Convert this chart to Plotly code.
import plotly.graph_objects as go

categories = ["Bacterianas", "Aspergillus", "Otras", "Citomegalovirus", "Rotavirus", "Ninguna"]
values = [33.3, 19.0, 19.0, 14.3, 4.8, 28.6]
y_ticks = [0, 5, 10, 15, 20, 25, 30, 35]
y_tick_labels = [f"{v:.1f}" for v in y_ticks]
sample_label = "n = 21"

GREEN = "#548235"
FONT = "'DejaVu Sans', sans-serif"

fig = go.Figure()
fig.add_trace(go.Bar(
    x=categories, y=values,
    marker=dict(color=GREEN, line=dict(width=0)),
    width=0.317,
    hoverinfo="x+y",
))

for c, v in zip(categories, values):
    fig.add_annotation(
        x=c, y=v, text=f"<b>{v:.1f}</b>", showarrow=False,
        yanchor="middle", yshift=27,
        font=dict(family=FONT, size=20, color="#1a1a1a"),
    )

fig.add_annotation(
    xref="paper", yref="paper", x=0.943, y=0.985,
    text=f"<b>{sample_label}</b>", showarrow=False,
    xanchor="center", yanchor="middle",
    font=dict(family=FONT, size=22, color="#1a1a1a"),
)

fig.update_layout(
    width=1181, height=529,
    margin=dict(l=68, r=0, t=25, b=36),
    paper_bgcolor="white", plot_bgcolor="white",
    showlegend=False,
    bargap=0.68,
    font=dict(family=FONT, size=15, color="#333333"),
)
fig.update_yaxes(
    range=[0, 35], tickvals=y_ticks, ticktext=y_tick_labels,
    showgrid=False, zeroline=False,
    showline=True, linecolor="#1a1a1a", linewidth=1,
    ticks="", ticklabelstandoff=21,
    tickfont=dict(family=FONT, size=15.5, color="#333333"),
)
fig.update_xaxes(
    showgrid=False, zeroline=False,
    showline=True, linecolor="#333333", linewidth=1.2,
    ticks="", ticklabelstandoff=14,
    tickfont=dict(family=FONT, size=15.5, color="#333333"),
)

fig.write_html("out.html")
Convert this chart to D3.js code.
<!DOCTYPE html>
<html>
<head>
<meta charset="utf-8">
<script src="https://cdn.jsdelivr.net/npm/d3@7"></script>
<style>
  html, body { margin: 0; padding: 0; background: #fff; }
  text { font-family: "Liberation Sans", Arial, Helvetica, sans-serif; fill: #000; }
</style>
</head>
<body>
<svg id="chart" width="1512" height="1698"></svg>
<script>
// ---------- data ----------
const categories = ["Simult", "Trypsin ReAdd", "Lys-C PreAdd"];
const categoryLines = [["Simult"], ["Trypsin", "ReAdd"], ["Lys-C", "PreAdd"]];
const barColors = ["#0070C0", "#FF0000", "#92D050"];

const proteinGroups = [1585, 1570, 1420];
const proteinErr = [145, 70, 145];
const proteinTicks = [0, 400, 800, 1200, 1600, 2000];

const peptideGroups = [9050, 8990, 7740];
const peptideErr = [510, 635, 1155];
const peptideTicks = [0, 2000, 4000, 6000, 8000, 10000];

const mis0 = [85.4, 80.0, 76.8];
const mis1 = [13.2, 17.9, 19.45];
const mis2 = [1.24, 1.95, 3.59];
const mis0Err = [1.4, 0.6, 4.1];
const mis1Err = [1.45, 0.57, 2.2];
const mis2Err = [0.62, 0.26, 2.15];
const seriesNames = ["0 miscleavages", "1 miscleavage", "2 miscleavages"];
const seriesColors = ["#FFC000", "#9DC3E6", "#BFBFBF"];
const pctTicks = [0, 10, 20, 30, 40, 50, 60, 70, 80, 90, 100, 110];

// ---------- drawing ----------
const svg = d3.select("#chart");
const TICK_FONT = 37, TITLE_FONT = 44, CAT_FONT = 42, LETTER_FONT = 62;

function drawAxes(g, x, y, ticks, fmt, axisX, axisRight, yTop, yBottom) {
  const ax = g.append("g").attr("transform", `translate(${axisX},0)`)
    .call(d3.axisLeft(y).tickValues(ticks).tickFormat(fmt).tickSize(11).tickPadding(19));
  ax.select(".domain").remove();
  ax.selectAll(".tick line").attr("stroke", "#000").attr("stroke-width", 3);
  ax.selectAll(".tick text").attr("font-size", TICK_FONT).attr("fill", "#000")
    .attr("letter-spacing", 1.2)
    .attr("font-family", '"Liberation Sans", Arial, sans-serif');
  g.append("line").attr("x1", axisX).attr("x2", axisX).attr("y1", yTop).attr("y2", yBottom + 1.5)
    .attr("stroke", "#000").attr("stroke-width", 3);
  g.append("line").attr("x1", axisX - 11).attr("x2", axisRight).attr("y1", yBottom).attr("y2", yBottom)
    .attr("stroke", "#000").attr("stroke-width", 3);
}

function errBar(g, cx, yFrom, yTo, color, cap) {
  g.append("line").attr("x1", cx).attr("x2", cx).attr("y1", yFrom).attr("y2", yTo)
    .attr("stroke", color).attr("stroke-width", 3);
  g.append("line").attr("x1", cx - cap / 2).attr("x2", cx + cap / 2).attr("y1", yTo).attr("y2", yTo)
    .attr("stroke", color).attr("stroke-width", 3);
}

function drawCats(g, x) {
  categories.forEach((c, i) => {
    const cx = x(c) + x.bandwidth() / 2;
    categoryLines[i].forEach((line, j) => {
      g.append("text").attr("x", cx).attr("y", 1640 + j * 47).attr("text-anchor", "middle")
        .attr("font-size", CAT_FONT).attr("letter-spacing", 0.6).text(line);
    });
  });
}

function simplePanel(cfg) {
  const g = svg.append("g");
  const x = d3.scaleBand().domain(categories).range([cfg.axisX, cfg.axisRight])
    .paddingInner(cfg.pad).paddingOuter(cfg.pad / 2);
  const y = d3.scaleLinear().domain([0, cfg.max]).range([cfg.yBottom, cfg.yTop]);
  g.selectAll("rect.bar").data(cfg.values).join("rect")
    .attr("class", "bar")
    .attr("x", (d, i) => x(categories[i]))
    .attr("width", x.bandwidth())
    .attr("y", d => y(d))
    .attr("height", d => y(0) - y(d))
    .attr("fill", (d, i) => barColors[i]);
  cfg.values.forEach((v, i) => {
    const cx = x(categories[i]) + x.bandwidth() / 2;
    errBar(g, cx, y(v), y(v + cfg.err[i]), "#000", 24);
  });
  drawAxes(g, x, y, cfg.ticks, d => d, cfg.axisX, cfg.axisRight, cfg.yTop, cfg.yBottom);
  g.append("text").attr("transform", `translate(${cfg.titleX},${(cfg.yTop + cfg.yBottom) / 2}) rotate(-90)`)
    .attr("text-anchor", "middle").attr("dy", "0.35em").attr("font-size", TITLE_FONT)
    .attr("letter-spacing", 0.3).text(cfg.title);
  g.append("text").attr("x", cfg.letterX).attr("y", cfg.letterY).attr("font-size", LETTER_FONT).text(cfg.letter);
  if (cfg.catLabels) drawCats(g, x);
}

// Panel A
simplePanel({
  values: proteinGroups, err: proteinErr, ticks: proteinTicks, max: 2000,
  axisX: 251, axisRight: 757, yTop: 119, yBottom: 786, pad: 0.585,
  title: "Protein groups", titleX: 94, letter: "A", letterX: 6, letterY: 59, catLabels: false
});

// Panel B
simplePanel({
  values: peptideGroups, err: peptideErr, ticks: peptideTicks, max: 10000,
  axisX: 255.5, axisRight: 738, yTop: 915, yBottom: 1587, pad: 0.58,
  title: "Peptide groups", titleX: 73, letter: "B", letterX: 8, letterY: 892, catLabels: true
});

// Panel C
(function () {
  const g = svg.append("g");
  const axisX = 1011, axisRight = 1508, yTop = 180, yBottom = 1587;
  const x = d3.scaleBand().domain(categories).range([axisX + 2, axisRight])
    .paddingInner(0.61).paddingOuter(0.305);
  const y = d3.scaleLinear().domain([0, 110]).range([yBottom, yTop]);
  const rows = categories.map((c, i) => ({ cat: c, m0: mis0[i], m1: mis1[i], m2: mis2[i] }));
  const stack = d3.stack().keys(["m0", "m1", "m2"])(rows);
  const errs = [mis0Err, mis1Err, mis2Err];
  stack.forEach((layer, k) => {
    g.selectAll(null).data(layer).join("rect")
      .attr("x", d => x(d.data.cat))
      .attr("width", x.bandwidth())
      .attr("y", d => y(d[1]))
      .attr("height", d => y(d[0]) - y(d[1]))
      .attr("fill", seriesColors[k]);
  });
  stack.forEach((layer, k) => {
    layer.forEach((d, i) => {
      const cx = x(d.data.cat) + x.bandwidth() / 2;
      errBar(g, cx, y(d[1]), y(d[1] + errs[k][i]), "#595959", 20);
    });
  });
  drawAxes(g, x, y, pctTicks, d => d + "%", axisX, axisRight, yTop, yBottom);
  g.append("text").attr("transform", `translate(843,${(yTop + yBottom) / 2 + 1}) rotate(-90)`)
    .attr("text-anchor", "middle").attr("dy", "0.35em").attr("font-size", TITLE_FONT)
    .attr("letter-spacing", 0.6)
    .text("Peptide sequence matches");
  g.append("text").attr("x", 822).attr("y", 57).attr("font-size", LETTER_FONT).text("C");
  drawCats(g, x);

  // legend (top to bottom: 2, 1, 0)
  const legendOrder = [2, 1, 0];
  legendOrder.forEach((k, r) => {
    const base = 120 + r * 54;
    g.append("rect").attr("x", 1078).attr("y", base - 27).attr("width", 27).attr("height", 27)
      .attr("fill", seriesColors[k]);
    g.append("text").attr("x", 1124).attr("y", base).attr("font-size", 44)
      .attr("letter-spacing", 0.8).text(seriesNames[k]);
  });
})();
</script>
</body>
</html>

☆ ☆ ☆ ☆ ☆

To be done: From the data, pick out every line that includes "this".

Result of the task:
Convert this chart to Plotly code.
Convert this chart to D3.js code.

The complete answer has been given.